Du XIIIe au XVIe siècles, les messagers incas parcouraient ce sentier, comme des dizaines d'autres sentiers, pour transmettre des messages d'un bout à l'autre du royaume. De grandes sections sont encore originales. Je suis émue à la pensée de marcher sur les pierres que foulaient ces messagers.

Randonnée de quatre à sept jours avec porteurs à partir de Cusco.

Islande: des rennes et des trolls

Difficulté: difficile. Prix: 3000-8000$

Avec précautions, nous nous approchons de la base d'une chute impressionnante qui se jette du haut d'une falaise.

Or, en arrivant sur un pan de rocher, près de la chute, nous réalisons que nous ne sommes pas à sa base. À mi-chemin, plutôt, car la chute continue de tomber jusqu'au fond d'une vallée, tout en bas. J'en suis bouche bée d'émerveillement.

Ce trek fascinant d'une semaine, entre le mont Snaefell et le désert coloré de Lónsöraefi, dans le sud-ouest de l'Islande, regorge de surprises du genre et de moments particulièrement forts.

Comme l'ascension du Snaefell, la plus haute montagne d'Islande avec 1833 m, au sommet couvert de neige. Ou la traversée d'une langue du grand glacier Vatnajökull, qui ne demande ni crampons ni corde, parce que ses quelques crevasses sont bien visibles et faciles à éviter. Ou encore, les étranges formations rocheuses, au dessus de gouffres, qui ressemblent à des têtes de trolls.

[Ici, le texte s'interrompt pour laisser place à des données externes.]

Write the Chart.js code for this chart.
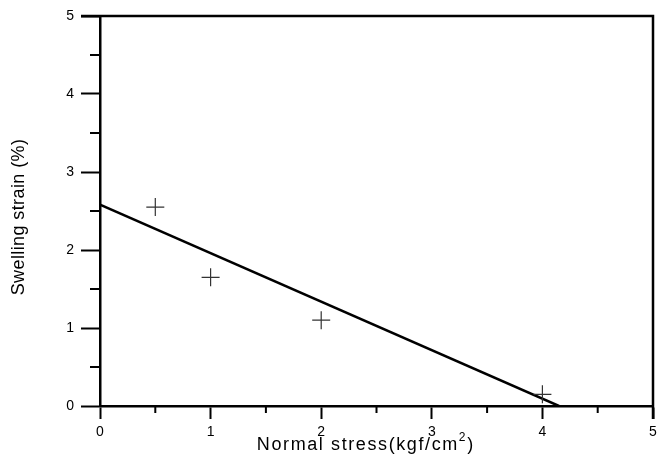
<!DOCTYPE html>
<html>
<head>
<meta charset="utf-8">
<script src="https://cdn.jsdelivr.net/npm/chart.js@4"></script>
<style>
  html, body { margin: 0; padding: 0; background: #fff; overflow: hidden; }
  canvas { display: block; }
</style>
</head>
<body>
<canvas id="swellChart" width="658" height="454"></canvas>
<script>
// measured points
const stress = [0.5, 1, 2, 4];
const strain = [2.55, 1.65, 1.1, 0.15];

// fitted line end points
const fitStress = [0, 4.15];
const fitStrain = [2.58, 0];

const majorTicks = [0, 1, 2, 3, 4, 5];
const minorTicks = [0.5, 1.5, 2.5, 3.5, 4.5];

const FONT = '"Liberation Sans", Arial, sans-serif';

// box frame, minor ticks and axis titles
const framePlugin = {
    id: 'framePlugin',
    afterDraw(chart) {
        const ctx = chart.ctx;
        const xs = chart.scales.x;
        const ys = chart.scales.y;
        const a = chart.chartArea;
        ctx.save();
        ctx.strokeStyle = '#000';
        ctx.lineWidth = 2.5;
        ctx.beginPath();
        // top and right edges
        ctx.moveTo(a.left - 19, a.top);
        ctx.lineTo(a.right, a.top);
        ctx.lineTo(a.right, a.bottom + 13);
        ctx.stroke();

        ctx.lineWidth = 2;
        ctx.beginPath();
        minorTicks.forEach(v => {
            const px = xs.getPixelForValue(v);
            ctx.moveTo(px, a.bottom);
            ctx.lineTo(px, a.bottom + 7);
            const py = ys.getPixelForValue(v);
            ctx.moveTo(a.left, py);
            ctx.lineTo(a.left - 10, py);
        });
        ctx.stroke();

        ctx.fillStyle = '#000';
        ctx.textBaseline = 'alphabetic';
        ctx.letterSpacing = '1.6px';
        ctx.font = '18px ' + FONT;
        const main = 'Normal stress(kgf/cm';
        const w = ctx.measureText(main).width;
        ctx.font = '12px ' + FONT;
        const sw = ctx.measureText('2').width;
        ctx.font = '18px ' + FONT;
        const tx = 362 - (w + sw) / 2;
        ctx.fillText(main, tx, 450);
        ctx.font = '12px ' + FONT;
        ctx.fillText('2', tx + w, 441);
        ctx.font = '18px ' + FONT;
        ctx.fillText(')', tx + w + sw, 450);

        ctx.letterSpacing = '0.4px';
        ctx.translate(24, 217);
        ctx.rotate(-Math.PI / 2);
        ctx.textAlign = 'center';
        ctx.fillText('Swelling strain (%)', 0, 0);
        ctx.restore();
    }
};

new Chart(document.getElementById('swellChart'), {
    type: 'scatter',
    data: {
        datasets: [
            {
                label: 'measured',
                data: stress.map((s, i) => ({ x: s, y: strain[i] })),
                pointStyle: 'cross',
                pointRadius: 9,
                pointBorderWidth: 1.2,
                borderColor: '#333',
                backgroundColor: '#333'
            },
            {
                type: 'line',
                label: 'fit',
                data: fitStress.map((s, i) => ({ x: s, y: fitStrain[i] })),
                borderColor: '#000',
                borderWidth: 2.5,
                pointRadius: 0,
                fill: false
            }
        ]
    },
    options: {
        responsive: false,
        animation: false,
        layout: {
            autoPadding: false,
            padding: { top: 16, right: 5, left: 0, bottom: 0 }
        },
        plugins: {
            legend: { display: false },
            tooltip: { enabled: false }
        },
        scales: {
            x: {
                type: 'linear',
                min: 0,
                max: 5,
                afterFit: s => {
                    s.height = 48;
                    s.paddingLeft = 0;
                    s.paddingRight = 0;
                },
                afterBuildTicks: s => { s.ticks = majorTicks.map(v => ({ value: v })); },
                ticks: {
                    color: '#000',
                    font: { family: FONT, size: 14 },
                    padding: 5,
                    maxRotation: 0
                },
                grid: {
                    drawOnChartArea: false,
                    tickLength: 13,
                    tickColor: '#000',
                    tickWidth: 2
                },
                border: { color: '#000', width: 2.5 }
            },
            y: {
                min: 0,
                max: 5,
                afterFit: s => {
                    s.width = 100;
                    s.paddingTop = 0;
                    s.paddingBottom = 0;
                },
                afterBuildTicks: s => { s.ticks = majorTicks.map(v => ({ value: v })); },
                ticks: {
                    color: '#000',
                    font: { family: FONT, size: 14 },
                    padding: 7
                },
                grid: {
                    drawOnChartArea: false,
                    tickLength: 19,
                    tickColor: '#000',
                    tickWidth: 2
                },
                border: { color: '#000', width: 2.5 }
            }
        }
    },
    plugins: [framePlugin]
});
</script>
</body>
</html>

Nous devons traverser à gué quelques rivières glaciales, le vent est parfois brutal, mais nous passons la nuit dans de confortables refuges, bien chauffés, où il fait bon jouer aux cartes le soir venu.

À part quelques randonneurs comme nous, et quelques rennes égarés, il n'y a personne ici.

Nous arrivons enfin dans la région de Lónsöraefi, aux collines étonnantes de rhyolites aux douces teintes pastel. C'est, hélas, le retour à la civilisation.

Randonnée en autonomie de quatre à six jours, à partir du mont Snaefell.